Сусурока отнюдь не была крупным селением: лишь тринадцать круглых хижин стояло напротив моей. Некоторые из них являлись лишь временными жилищами, большинство мужчин были озахадзуха (род, к которому принадлежал Макис), но к ним присоединилось несколько менихарове, продолжавших сохранять за собой дома и в родной деревне. Хижины давали кров сорока пяти жителям, включая детей, но часто приходили гости, остававшиеся ночевать, а многие являлись по делам, так что мимо моей двери по тропинке двигался непрерывный поток мужчин и женщин.

Я решил поставить свой дом в центре деревни, чтобы мне было удобнее наблюдать за ее бытом. Последуй я совету Макиса поселиться на пригорке в стороне от селения, моя жизнь сложилась бы легче, я хотя бы частично был избавлен от физического и эмоционального напряжения, порождаемого полной невозможностью уединиться; но тогда очень многое ускользнуло бы из поля моего зрения — не только детали быта, но и неожиданные события, разбивающие нормальный ритм жизни, — и я бы не ощутил, что такое день в деревне начиная с тихого рассвета и кончая напряженным молчанием ночи.

В ранние часы туманного утра я видел, что деревня пробуждается к жизни в почти неизменной последовательности. Начинался день сухим стуком деревянных досок, невидимые руки то здесь, то там открывали плотно закрытый лаз, ведущий в хижину, и оттуда, нетерпеливо хрюкая, выскакивали свиньи и тут же кидались к кучам отбросов с жадной целеустремленностью, которая руководила ими весь день. Вскоре после этого из улетучивавшегося тумана начинали появляться темные фигуры, похожие на тени. Иногда первым выходил Намури, чья хижина стояла прямо напротив моей. Он был на несколько дюймов выше среднего гахуку — рост его составлял почти пять футов одиннадцать дюймов — и сложен вполне пропорционально. С тлеющей головешкой в руке он выползал на четвереньках через лаз своей хижины, а потом, присев на корточки у края улицы, сгребал в кучу сухие листья и обуглившиеся щепки и разжигал между коленями небольшой костер. Через минуту, когда дым, обещая тепло, уже гладил его грудь, к нему присоединялись жена и девятилетний сын Гиза. Прижавшись к бедру отца, он спросонок очумело смотрел на огонь, зажимая подбородок руками, сцепленными на затылке. Женщина, тоже еще не совсем пробудившаяся ото сна, сидела, вытянув ноги, в нескольких шагах за его спиной. Часть ее лица скрывалась под намазанными жиром кудрями, выбивавшимися из-под сетки, свободно облегавшей волосы.
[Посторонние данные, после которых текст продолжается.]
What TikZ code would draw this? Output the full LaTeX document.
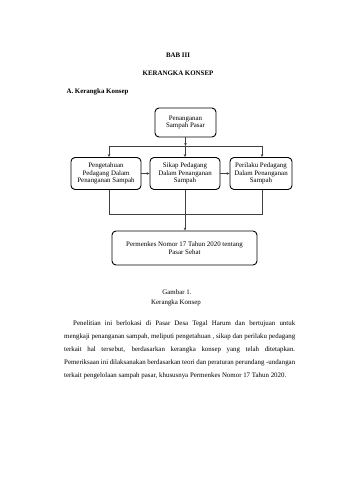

Я не заговаривал с ними. Близость дома, из которого они появились, с его интимным полумраком, человеческим теплом и смесью запахов служила как бы заслоном, отделявшим семью от остального мира, и нарушить ее уединение казалось бестактным. Они также не обращали внимания ни на меня, ни на других людей — около каждой хижины появлялись одна за другой фигуры, садившиеся в таких же позах на пыльную землю. Казалось, даже звуки не посягают на невидимый барьер, отделяющий каждую группу от ее соседей. Возможно, благодаря каким-то свойствам разреженного утреннего воздуха голоса не смешивались в обычный для людных мест однородный шум. Все они были легко различимы: недовольные интонации старой Хоре (ее груди превратились в лоскутки сухой сморщенной кожи), напоминавшие жалобы ребенка (особенно ее собственной внучки Алихо, с которой она делила хижину в дальнем конце деревни); ласковый тон Гума’е, жены Макиса, журившей их дочурку Люси (ее рождение чуть не положило конец моей работе в долине) за то, что та кричала и билась, потеряв сосок матери; бас добряка Бихоре (никто не верил, когда он делал вид, что сердится), который резал бамбуковым ножом кусок холодного вареного таро и одновременно негромко разговаривал с двумя обоими сыновьями. Те, стоя на коленях, следили за ним с напряженным вниманием и вздрогнули от неожиданности, когда мать вдруг рассмеялась на одно из замечаний отца. Каждая сцена вырисовывалась так же четко, как вечером на улице пригорода ярко освещенная виньетка на незанавешенном окне. И как у одинокого прохожего в этот час, сердце мое охватывала грусть — и от тоски по обществу мне подобных, и от сомнения, что невидимые барьеры когда-нибудь раздвинутся и позволят мне перейти на другую сторону улицы.